Reseteando

Corrupción vampírica

El estallido del caso Koldo, el chico para todo de Ábalos en su etapa de ministro, nos lleva a visualizar la catadura moral de estas mentes ávidas de un presunto enriquecimiento ilícito mientras el resto lucha por no caer en las garras del covid

José Luis Ábalos y Koldo García Izaguirre.

José Luis Ábalos y Koldo García Izaguirre. / EFE

Javier Durán

Javier Durán

Resulta frustrante y a la vez enigmático que los presuntos manejos para rebañar al máximo las arcas públicas con la venta de mascarillas no alcance, en medios políticos, la categoría de corrupción, o que no se verbalice como tal. La idea bandera es que los estraperlistas detectados ponían los márgenes de beneficios que consideraban, y que el Estado o la autonomía de turno compraba a la desesperada. La coyuntura de emergencia rebajaba los controles de cualquier contrato público, también la más básica: esmerar la vigilancia de los pagos para evitar la arbitrariedad y unos beneficios contrarios a un equilibrado funcionamiento de la administración. A la vista está que estos requisitos no se cumplieron o se banalizaron, y que los oportunistas corruptos (no solo negociantes) utilizaron el relajamiento para introducir (a veces fallido) su género. Lo sucedido en pandemia demuestra, de todas todas, el grado de corrupción al que nos veríamos abocados sí en este país no existiesen los debidos cortafuegos para cerrar contratos con las administraciones.

El estallido del caso Koldo, el chico para todo de Ábalos en su etapa de ministro, nos lleva a visualizar la catadura moral de estas mentes ávidas de un presunto enriquecimiento ilícito mientras el resto lucha por no caer en las garras del covid. Un personajillo de poca monta que se cuela en el sistema, un ave rapaz revestida de un poder mafioso a la que todos tienen miedo y que consigue la capacidad de influencia necesaria para meter en el engranaje a otros dispuestos a conseguir el maná en un momento donde la vida no valía nada. Mientras usted y el de más allá enterraban a familiares o amigos, este Koldo y otros, quizás hasta un reguero en el mapa autonómico, establecían sus redes de suministro vampírico, deseosos de chupar al máximo de las arterias estatales. Con el dinero manchado con los esputos provenientes de la neumonías covidianas, adquirieron bólidos, yates, casa de lujos y mandaron dinero a los paraísos fiscales. Por ahí van diciendo que lo único que hicieron fue ofrecer ayuda samaritana frente a la emergencia, como si fuesen suministradores de armas de unos rebeldes contra un autócrata. El blanqueo sentimental de un comportamiento contra el que no cabe ningún tipo almíbar. Son una escoria.

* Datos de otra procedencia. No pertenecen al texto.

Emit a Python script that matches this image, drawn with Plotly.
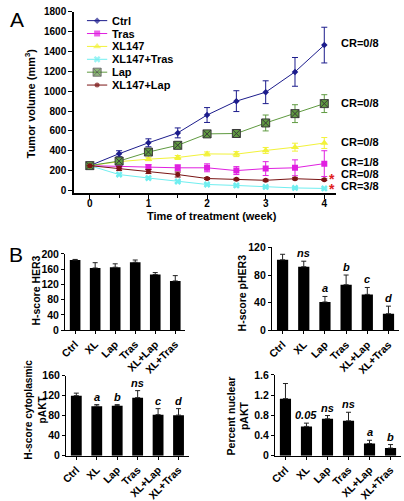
import plotly.graph_objects as go

W, H = 404, 501
FONT = "Arial, Liberation Sans, sans-serif"

# ---------------- Panel A data ----------------
weeks = [0, 0.5, 1, 1.5, 2, 2.5, 3, 3.5, 4]
series_names = ["Ctrl", "Tras", "XL147", "XL147+Tras", "Lap", "XL147+Lap"]
ctrl = [250, 370, 480, 580, 760, 900, 990, 1195, 1465]
ctrl_err = [0, 30, 40, 50, 75, 105, 115, 145, 180]
tras = [250, 240, 235, 228, 228, 200, 220, 228, 270]
tras_err = [0, 15, 25, 30, 40, 40, 70, 80, 130]
xl147 = [250, 290, 315, 332, 368, 366, 403, 436, 478]
xl147_err = [0, 15, 15, 20, 20, 25, 30, 40, 55]
xl147_tras = [250, 160, 125, 90, 60, 50, 35, 25, 20]
xl147_tras_err = [0, 10, 10, 10, 8, 8, 6, 5, 5]
lap = [250, 296, 387, 455, 570, 574, 680, 774, 875]
lap_err = [0, 20, 25, 35, 35, 40, 80, 90, 90]
xl147_lap = [250, 220, 190, 160, 120, 112, 102, 118, 108]
xl147_lap_err = [0, 20, 20, 25, 10, 10, 10, 10, 8]
cr_labels = ["CR=0/8", "CR=0/8", "CR=0/8", "CR=1/8", "CR=0/8", "CR=3/8"]
x_ticks_A = [0, 1, 2, 3, 4]

# ---------------- Panel B data ----------------
b_cats = ["Ctrl", "XL", "Lap", "Tras", "XL+Lap", "XL+Tras"]
her3 = [184, 163, 165, 178, 146, 129]
her3_err = [1.5, 14, 9, 6, 5, 14]
pher3 = [102, 92, 41, 66, 52, 24]
pher3_err = [8, 8, 8, 14, 10, 11]
pher3_sig = ["", "ns", "a", "b", "c", "d"]
cyto = [120, 99, 100, 116, 82, 81]
cyto_err = [5, 3, 2, 14, 12, 13]
cyto_sig = ["", "a", "b", "ns", "c", "d"]
nuc = [1.13, 0.58, 0.73, 0.69, 0.24, 0.15]
nuc_err = [0.3, 0.065, 0.065, 0.17, 0.065, 0.07]
nuc_sig = ["", "0.05", "ns", "ns", "a", "b"]

# ---------------- styles ----------------
series_vals = [ctrl, tras, xl147, xl147_tras, lap, xl147_lap]
series_errs = [ctrl_err, tras_err, xl147_err, xl147_tras_err, lap_err, xl147_lap_err]
styles = [
    dict(color="#1c1c8c", symbol="diamond", size=5, lc="#1c1c8c", lw=0),
    dict(color="#e020e0", symbol="square", size=6, lc="#e020e0", lw=0),
    dict(color="#f2f23a", symbol="triangle-up", size=7, lc="#f2f23a", lw=0),
    dict(color="#70eef0", symbol="x", size=6, lc="#70eef0", lw=0),
    dict(color="#5f9a40", symbol="square-x", size=8, lc="#3a3a3a", lw=1),
    dict(color="#7a1414", symbol="circle", size=5, lc="#7a1414", lw=0),
]

def px(x):
    return x / W

def py(y):
    return 1 - y / H

fig = go.Figure()

for name, vals, errs, st in zip(series_names, series_vals, series_errs, styles):
    fig.add_trace(go.Scatter(
        x=weeks, y=vals, name=name, mode="lines+markers",
        line=dict(color=st["color"], width=1),
        marker=dict(symbol=st["symbol"], size=st["size"], color=st["color"],
                    line=dict(color=st["lc"], width=st["lw"])),
        error_y=dict(type="data", array=errs, color=st["color"], thickness=1, width=3),
        xaxis="x", yaxis="y", showlegend=False,
    ))

# custom compact legend (key samples on their own small axis)
key_x = [0, 0.5, 1]
for i, (name, st) in enumerate(zip(series_names, styles)):
    fig.add_trace(go.Scatter(
        x=key_x, y=[i] * 3, mode="lines+markers",
        line=dict(color=st["color"], width=1),
        marker=dict(symbol=st["symbol"], size=[0, st["size"], 0], color=st["color"],
                    line=dict(color=st["lc"], width=st["lw"])),
        xaxis="x6", yaxis="y6", showlegend=False, hoverinfo="skip",
    ))
    fig.add_annotation(x=1, y=i, xref="x6", yref="y6", text=name, showarrow=False,
                       xanchor="left", yanchor="middle", xshift=3,
                       font=dict(family=FONT, size=11, color="black", weight="bold"))

# bar panels
bar_sets = [
    (her3, her3_err, None, "x2", "y2"),
    (pher3, pher3_err, pher3_sig, "x3", "y3"),
    (cyto, cyto_err, cyto_sig, "x4", "y4"),
    (nuc, nuc_err, nuc_sig, "x5", "y5"),
]
for vals, errs, sig, xa, ya in bar_sets:
    fig.add_trace(go.Bar(
        x=b_cats, y=vals, marker=dict(color="black", line=dict(width=0)),
        error_y=dict(type="data", symmetric=False, array=errs, arrayminus=[0] * len(errs),
                     color="#222222", thickness=1, width=2.5),
        xaxis=xa, yaxis=ya, showlegend=False,
    ))
    if sig:
        for c, v, e, s in zip(b_cats, vals, errs, sig):
            if s:
                fig.add_annotation(x=c, y=v + e, xref=xa, yref=ya, text=s, showarrow=False,
                                   xanchor="center", yanchor="bottom", yshift=0,
                                   font=dict(family=FONT, size=11, color="black",
                                             weight="bold", style="italic"))

tickA = dict(family=FONT, size=10, color="black", weight="bold")
tickB = dict(family=FONT, size=10.5, color="black", weight="bold")
axis_common = dict(showline=True, linecolor="black", showgrid=False, zeroline=False,
                   ticks="outside", tickcolor="black", tickwidth=1)

layout = dict(
    width=W, height=H, margin=dict(l=0, r=0, t=0, b=0),
    paper_bgcolor="white", plot_bgcolor="white", bargap=0.47,
    font=dict(family=FONT, color="black"),
    xaxis=dict(domain=[px(69), px(335)], range=[-0.27, 4.2], tickvals=x_ticks_A,
               ticklen=4, ticklabelstandoff=-4, linewidth=1.5, tickfont=tickA, anchor="y",
               minor=dict(ticks="outside", dtick=0.5, ticklen=3, tickcolor="black"),
               **axis_common),
    yaxis=dict(domain=[py(192), py(6)], range=[-30, 1800], dtick=200, ticklen=4,
               linewidth=1.5, tickfont=tickA, anchor="x", **axis_common),
    xaxis6=dict(domain=[px(82), px(103)], range=[0, 1], visible=False, anchor="y6"),
    yaxis6=dict(domain=[py(87.6), py(8.4)], range=[5.5, -0.5], visible=False, anchor="x6"),
)

b_geom = [
    ("2", (60, 182), (254, 332), [0, 200], 40),
    ("3", (270, 399), (247.3, 332.3), [0, 120], 40),
    ("4", (61, 185.5), (378.7, 460.7), [0, 160], 40),
    ("5", (273, 401), (378, 460.7), [0, 1.6], 0.4),
]
for k, (x0, x1), (ytop, ybot), yr, dt in b_geom:
    layout["xaxis" + k] = dict(domain=[px(x0), px(x1)], range=[-0.5, 5.5], type="category",
                               tickangle=-45, ticklen=3, linewidth=1.2, tickfont=tickB,
                               anchor="y" + k, **axis_common)
    layout["yaxis" + k] = dict(domain=[py(ybot), py(ytop)], range=yr, dtick=dt, ticklen=3,
                               linewidth=1.2, tickfont=tickB, anchor="x" + k, **axis_common)

fig.update_layout(**layout)

# axis titles and panel labels
def ann(x, y, text, size, angle=0, bold=True, color="black", xanchor="center", yanchor="middle"):
    fig.add_annotation(x=px(x), y=py(y), xref="paper", yref="paper", text=text,
                       showarrow=False, textangle=angle, xanchor=xanchor, yanchor=yanchor,
                       font=dict(family=FONT, size=size, color=color,
                                 weight="bold" if bold else "normal"))

ann(11, 14, "A", 21, bold=False)
ann(10, 255, "B", 21, bold=False)
ann(24, 100, "Tumor volume (mm<sup>3</sup>)", 11, angle=-90)
ann(209, 215, "Time of treatment (week)", 11)
ann(30, 292, "H-score HER3", 10.5, angle=-90)
ann(240, 294, "H-score pHER3", 10.5, angle=-90)
ann(30, 414, "H-score cytoplasmic<br>pAKT", 10.2, angle=-90)
ann(235, 420, "Percent nuclear<br>pAKT", 10.5, angle=-90)

cr_y = [38, 99, 139, 159.5, 172.5, 184.5]
for lab, yy in zip(cr_labels, cr_y):
    ann(338, yy, lab, 11, xanchor="left")
for yy in [177, 188]:
    ann(331, yy, "*", 14, color="#e02020")

fig.write_html("out.html", config={"displayModeBar": False},
               post_script="document.body.style.margin='0px';")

Al igual que en tantas ocasiones del catálogo de corruptelas nacional, un rebosadero de picarescas que nunca acaba de sorprendernos, vuelve a la mesa de billar la sobada cuestión de la responsabilidad política. No se trata de un asunto fácil en un contexto donde nadie quiere poner fin a su trayectoria, cuando ni vio, ni olió o ni escuchó que bajo su tutela se hacían negocios rechazables. La resistencia panza arriba, desde los inicios democráticos, ha sido adobada con todo tipo de justificaciones: sólo ha sido imputado (ahora investigado); no hay sentencia firme; el supuesto delito carece de suficiente importancia para una dimisión...

Y estos días aciagos observamos, además, que hay un empeño por circunscribir las fechorías a cuatro mangantes con los que había que cerrar con vendas en los ojos unos suministros esenciales, a sabiendas de que los susodichos no eran más que serpientes venenosas. Todos conocemos de sobra la odisea para regar los territorios de mascarillas. El servicio prestado y el resultado alcanzado entre comisionistas, agentes, intermediarios y gente de toda ralea es encomiable. Pero el Estado, el imperio de la ley que todos cumplimos, no puede permitir que nadie ser ría a su costa, presumiendo en la barra del bar de su habilidad para exprimir los negociados sanitarios. Por suerte, hubo día después de la pandemia. Algunos creyeron que no iba a ser así y que empezaba el viaje a su Honolulu particular. Hay que darles su merecido.